Тяжко вздохнув, я вернулся с балкона в квартиру, перемыл посуду, протер пол на кухне, подоконник, полил цветы. Но когда снова сел за машинку, работать не мог — руки воняли моющим порошком. Пришлось снова идти мыть руки, но едкий запах все равно пробивался сквозь все мыльные ароматы. Пришлось руки протереть одеколоном, попытаться хоть так забить вонь хлорки. Чтобы сосредоточиться, я прилег, а когда проснулся, шел восьмой час вечера, кот орал от голода, а в машинке был заложен все тот же лист бумаги с единственным словом «рассказ».

— А не напоить ли мне ее чаем? — подумал я вслух и понял, наконец понял, вспомнил, откуда эти слова, что стоит за ними, и как хорошо бы написать рассказ с таким названием. Но тут же спохватился — это название слишком длинно, вычурное какое-то, многозначительное. Проще надо, откровеннее и честнее. Не надо становиться на уши, не надо ходить на бровях. Отмаялся день — и будь счастлив. Вся жизнь — маета, прекрасная, неожиданная и непредсказуемая. И дай бог, чтобы она еще немного продлилась, еще немного, еще немного… Маета.

Едва я успел отстучать название заглавными буквами, раздался звонок в дверь — возвращались домочадцы.

— Как поработалось? — спросили.

— Нормально, — ответил я. — Как обычно.

Монблан

Мой почтовый ящик являет собой многократно взломанное, искореженное, вспоротое сооружение из толстой жести.
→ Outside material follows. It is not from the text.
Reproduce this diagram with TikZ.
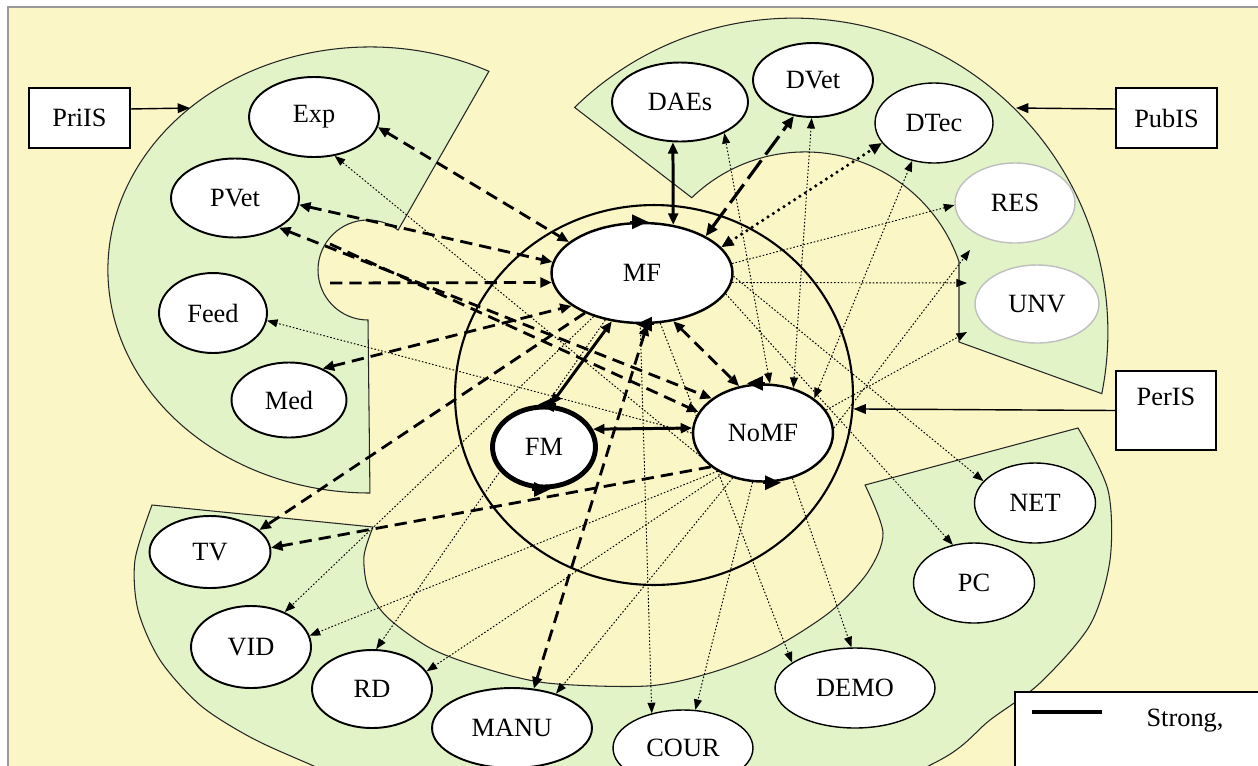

Номер квартиры написан мелом, верхняя щель стала овальной — кто-то постоянно сует туда толстые свои пальцы, кто-то очень интересуется, от кого я письма получаю, чем дышу, на что живу, какие тайны у сердца ношу. Кроме того, ящик, выкрашенный когда-то в нежный небесно-голубой цвет, ныне покрыт ужасными черными пузырями вздувшейся краски, поскольку его чуть ли не каждую неделю поджигают шалуны, сбежавшие с уроков соседней школы. Они прячутся в подъезде от мороза, дождя, жары, от родителей и учителей. Им скучно, бедным, им тягостно, и, покуривая сигаретки, они неустанно сочиняют себе развлечения. Юные их подружки, бесстрашно обнажив тощеватые коленки, стараются не отставать. Им хочется огня, пожара, бунта им хочется, разбоя и непокорности. Душа их жаждет раскрыться в деле рисковом, мятежном, чреватом самыми отвратительными последствиями. И можно ли винить ребятишек за то, что в их незрелый ум изо дня в день приходит одна и та же забава — поджечь газеты в почтовых ящиках. Услышав звонок в школе, они в благодарность дому за то, что укрывал он их и грел, и кормил, а некоторые мои соседки так и норовят всучить им сердобольные бутерброды, так вот, чтобы никто не думал, что продались за хлеб и колбасу, идут они на поджоги, как шли их деды и прадеды, которые в неудержимой жажде справедливости жгли дома, библиотеки, картины, крушили ненавистные статуи, били ненавистный фарфор и рубили ненавистные липы. Что делать, продажность процветала столь долго и кроваво, что сделалась в сознании народном едва ли не самым страшным преступлением.